• TASK: Omit every picture, and retype the lines that run from the beginning of the data below through the line containing "var lastDay = 730;", inclusive.
═══ SUPPLIED INFORMATION ═══
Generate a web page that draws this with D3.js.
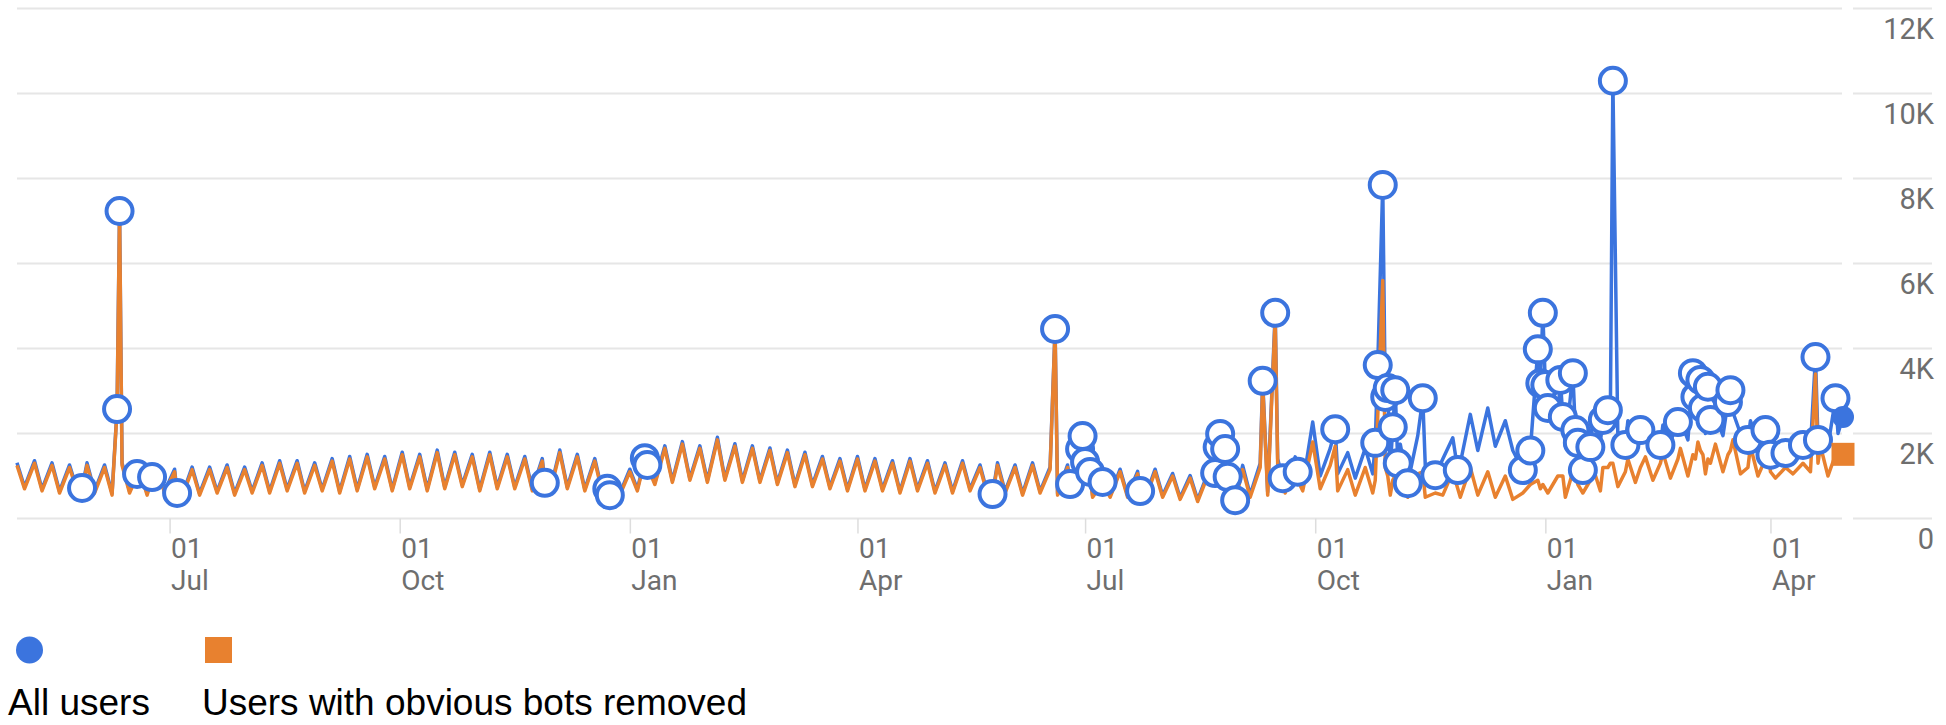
<!DOCTYPE html>
<html>
<head>
<meta charset="utf-8">
<title>Users</title>
<style>
  body { margin: 0; background: #ffffff; }
  text { font-family: Roboto, Arial, sans-serif; }
  .legend text { font-family: "Liberation Sans", Arial, sans-serif; }
</style>
</head>
<body>
<script src="https://cdn.jsdelivr.net/npm/d3@7"></script>
<script>

// first day of data; base samples are taken twice a week (weekday high, weekend low)
var startDate = new Date(2019, 4, 1);
var lastDay = 730;

var seriesNames = ["All users", "Users with obvious bots removed"];

// users with obvious bots removed, half-week samples
var botsBase = [
  1250, 700, 1300, 650, 1250, 600, 1200, 650, 1250, 600, 1200, 550, 1250, 600, 1150, 550,
  1200, 600, 1100, 500, 1150, 550, 1150, 600, 1200, 550, 1150, 600, 1250, 600, 1300, 650,
  1300, 600, 1250, 650, 1350, 600, 1400, 650, 1450, 700, 1400, 650, 1500, 700, 1450, 650,
  1550, 700, 1500, 750, 1450, 650, 1500, 700, 1450, 700, 1400, 650, 1350, 600, 1550, 700,
  1450, 650, 1350, 600, 900, 550, 1100, 650, 1550, 800, 1650, 850, 1750, 900, 1650, 850,
  1850, 900, 1700, 850, 1650, 850, 1600, 800, 1550, 750, 1500, 750, 1400, 700, 1350, 650,
  1400, 650, 1350, 650, 1300, 600, 1350, 650, 1300, 600, 1250, 600, 1300, 650, 1200, 550,
  1250, 600, 1200, 550, 1250, 600, 1150, 550, 1200, 550, 1100, 500, 1150, 500, 1100, 500,
  1050, 450, 1100, 500, 1000, 450, 950, 400, 1000, 450, 1050, 450, 1150, 500, 1200, 550,
  1250, 600, 1300, 650, 1800, 700, 1250, 650, 1150, 550, 1200, 600, 1150, 550, 1100, 500,
  1050, 500, 1150, 550, 1100, 500, 1200, 550, 1100, 500, 1000, 450, 850, 400, 800, 400,
  1000, 500, 1100, 550, 1200, 650, 1300, 750, 1400, 850, 1450, 900, 1550, 950, 1650, 1000,
  1800, 1050, 1750, 1100, 1850, 1050, 1700, 1000, 1650, 950, 1750, 1050, 1800, 1100, 1700, 1000,
  1600
];

// all users, same half-week samples
var allBase = [
  1310, 740, 1360, 690, 1310, 640, 1260, 690, 1310, 640, 1260, 590, 1310, 640, 1210, 590,
  1260, 640, 1160, 540, 1210, 590, 1210, 640, 1260, 590, 1210, 640, 1310, 640, 1360, 690,
  1360, 640, 1310, 690, 1410, 640, 1460, 690, 1510, 740, 1460, 690, 1560, 740, 1510, 690,
  1610, 740, 1560, 790, 1510, 690, 1560, 740, 1510, 740, 1460, 690, 1410, 640, 1610, 740,
  1510, 690, 1410, 640, 960, 590, 1160, 690, 1610, 840, 1710, 890, 1810, 940, 1710, 890,
  1910, 940, 1760, 890, 1710, 890, 1660, 840, 1610, 790, 1560, 790, 1460, 740, 1410, 690,
  1460, 690, 1410, 690, 1360, 640, 1410, 690, 1360, 640, 1310, 640, 1360, 690, 1260, 590,
  1310, 640, 1260, 590, 1310, 640, 1210, 590, 1260, 590, 1160, 540, 1210, 540, 1160, 540,
  1110, 490, 1160, 540, 1060, 490, 1010, 440, 1060, 490, 1110, 490, 1250, 560, 1300, 620,
  1400, 700, 1450, 780, 2270, 1000, 1650, 1050, 1550, 950, 1650, 1050, 1800, 1150, 1750, 1150,
  1950, 1250, 2150, 1400, 1900, 1300, 2450, 1600, 2600, 1700, 2300, 1600, 1800, 1300, 1700, 1200,
  2400, 1700, 2600, 1900, 2400, 1800, 2500, 1900, 2300, 1800, 2200, 1750, 2200, 1800, 2300, 1850,
  2500, 2000, 2400, 1950, 2500, 2000, 2300, 1800, 2100, 1700, 2000, 1650, 2100, 1700, 2100, 1700,
  2000
];

// marked days (circles), day offset from startDate
var markDay = [
  26, 40, 41, 48, 54, 64, 211, 236, 237, 251, 252, 390, 415, 421, 425, 426, 427, 429, 434, 449,
  479, 480, 481, 483, 484, 487, 498, 503, 506, 512, 527, 543, 544, 546, 547, 548, 550, 551, 552, 556,
  562, 567, 576, 602, 605, 608, 609, 610, 611, 612, 617, 618, 622, 623, 624, 626, 629, 634, 636, 638,
  643, 649, 657, 664, 670, 671, 673, 674, 676, 677, 684, 685, 692, 699, 701, 707, 714, 719, 720, 727,
  730
];
var markAll = [
  718, 2576, 7235, 1047, 976, 600, 840, 700, 550, 1420, 1260, 575, 4460, 810, 1635, 1940, 1330, 1095, 860, 645,
  1070, 1680, 1990, 1635, 980, 430, 3240, 4840, 950, 1100, 2100, 1780, 3610, 7850, 2860, 3070, 2150, 3020, 1300, 830,
  2830, 1020, 1140, 1140, 1600, 3980, 3180, 4840, 3140, 2600, 3260, 2390, 3420, 2080, 1780, 1140, 1680, 2320, 2550, 10300,
  1730, 2080, 1730, 2270, 3420, 2860, 3260, 2600, 3100, 2320, 2740, 3020, 1850, 2080, 1500, 1540, 1730, 3800, 1850, 2830,
  2390
];
var markBots = [
  690, 2540, 7200, 1010, 940, 570, 810, 670, 520, 1380, 1230, 540, 4420, 780, 1600, 1900, 1300, 1060, 830, 610,
  1030, 1640, 1950, 1600, 940, 400, 3150, 4700, 850, 900, 1700, 900, 2400, 5600, 1200, 1000, 900, 1000, 700, 500,
  1100, 600, 700, 600, 800, 900, 700, 800, 700, 600, 1000, 1000, 1100, 1000, 800, 600, 900, 1200, 1200, 1300,
  1100, 1200, 1300, 1400, 1500, 1400, 1600, 1500, 1400, 1300, 1500, 1600, 1200, 1400, 1100, 1200, 1300, 3400, 1300, 1500,
  1510
];

var yTicks = [0, 2000, 4000, 6000, 8000, 10000, 12000];
var yLabels = ["0", "2K", "4K", "6K", "8K", "10K", "12K"];

var blue = "#3b74de",
  orange = "#e8812f";

var width = 1946,
  height = 725;

var svg = d3.select("body")
  .append("svg")
  .attr("width", width)
  .attr("height", height);

var x = d3.scaleTime()
  .domain([startDate, d3.timeDay.offset(startDate, lastDay)])
  .range([17, 1843]);

var y = d3.scaleLinear()
  .domain([0, 12000])
  .range([518.5, 8.5]);

function buildSeries(base, marks) {
  var byDay = new Map();
  base.forEach(function(v, i) { byDay.set(Math.floor(i * 3.5), v); });
  markDay.forEach(function(d, i) { byDay.set(d, marks[i]); });
  return Array.from(byDay, function(e) {
    return { date: d3.timeDay.offset(startDate, e[0]), value: e[1] };
  }).sort(function(a, b) { return a.date - b.date; });
}

var allSeries = buildSeries(allBase, markAll);
var botsSeries = buildSeries(botsBase, markBots);

// gridlines: plot part and axis part
yTicks.forEach(function(t) {
  svg.append("line")
    .attr("x1", 17).attr("x2", 1842)
    .attr("y1", y(t)).attr("y2", y(t))
    .attr("stroke", "#e6e6e6").attr("stroke-width", 2);
  svg.append("line")
    .attr("x1", 1853).attr("x2", 1932)
    .attr("y1", y(t)).attr("y2", y(t))
    .attr("stroke", "#e6e6e6").attr("stroke-width", 2);
});

svg.selectAll(".ylabel")
  .data(yTicks)
  .enter()
  .append("text")
  .attr("class", "ylabel")
  .attr("x", 1934)
  .attr("y", function(d) { return y(d) + 30; })
  .attr("text-anchor", "end")
  .attr("font-size", 29)
  .attr("fill", "#6e6e6e")
  .text(function(d, i) { return yLabels[i]; });

// x axis
var xAxis = d3.axisBottom(x)
  .ticks(d3.timeMonth.every(3))
  .tickSize(15)
  .tickFormat(d3.timeFormat("%b"));

var gx = svg.append("g")
  .attr("transform", "translate(0," + y(0) + ")")
  .call(xAxis);

gx.select(".domain").remove();
gx.selectAll(".tick line")
  .attr("stroke", "#dddddd")
  .attr("stroke-width", 1.5);
gx.selectAll(".tick text").each(function(d) {
  var t = d3.select(this);
  t.text(null)
    .attr("y", null)
    .attr("dy", null)
    .attr("text-anchor", "start")
    .attr("font-size", 28)
    .attr("fill", "#6e6e6e")
    .attr("font-family", "Roboto, Arial, sans-serif");
  t.append("tspan").attr("x", 1).attr("y", 39.5).text(d3.timeFormat("%d")(d));
  t.append("tspan").attr("x", 1).attr("y", 71.5).text(d3.timeFormat("%b")(d));
});

var line = d3.line()
  .x(function(d) { return x(d.date); })
  .y(function(d) { return y(d.value); });

svg.append("path")
  .datum(allSeries)
  .attr("d", line)
  .attr("fill", "none")
  .attr("stroke", blue)
  .attr("stroke-width", 3.5)
  .attr("stroke-linejoin", "round");

svg.append("path")
  .datum(botsSeries)
  .attr("d", line)
  .attr("fill", "none")
  .attr("stroke", orange)
  .attr("stroke-width", 3.5)
  .attr("stroke-linejoin", "round");

// hollow markers on the marked days, except the last one
var marks = markDay.map(function(d, i) {
  return { date: d3.timeDay.offset(startDate, d), all: markAll[i], bots: markBots[i] };
});
var lastMark = marks[marks.length - 1];

svg.selectAll(".mark")
  .data(marks.slice(0, -1))
  .enter()
  .append("circle")
  .attr("class", "mark")
  .attr("cx", function(d) { return x(d.date); })
  .attr("cy", function(d) { return y(d.all); })
  .attr("r", 13)
  .attr("fill", "#ffffff")
  .attr("stroke", blue)
  .attr("stroke-width", 4);

svg.append("rect")
  .attr("x", x(lastMark.date) - 11.5)
  .attr("y", y(lastMark.bots) - 11.5)
  .attr("width", 23)
  .attr("height", 23)
  .attr("fill", orange);

svg.append("circle")
  .attr("cx", x(lastMark.date))
  .attr("cy", y(lastMark.all))
  .attr("r", 11)
  .attr("fill", blue);

// legend
var legend = svg.append("g").attr("class", "legend");

legend.append("circle")
  .attr("cx", 29.5).attr("cy", 650).attr("r", 13.5)
  .attr("fill", blue);
legend.append("rect")
  .attr("x", 205).attr("y", 637).attr("width", 27).attr("height", 26)
  .attr("fill", orange);

legend.selectAll("text")
  .data(seriesNames)
  .enter()
  .append("text")
  .attr("x", function(d, i) { return i === 0 ? 8 : 202; })
  .attr("y", 715)
  .attr("font-size", 37)
  .attr("fill", "#000000")
  .text(function(d) { return d; });

</script>
</body>
</html>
═══
• FULL OUTPUT:
Generate a web page that draws this with D3.js.
<!DOCTYPE html>
<html>
<head>
<meta charset="utf-8">
<title>Users</title>
<style>
  body { margin: 0; background: #ffffff; }
  text { font-family: Roboto, Arial, sans-serif; }
  .legend text { font-family: "Liberation Sans", Arial, sans-serif; }
</style>
</head>
<body>
<script src="https://cdn.jsdelivr.net/npm/d3@7"></script>
<script>

// first day of data; base samples are taken twice a week (weekday high, weekend low)
var startDate = new Date(2019, 4, 1);
var lastDay = 730;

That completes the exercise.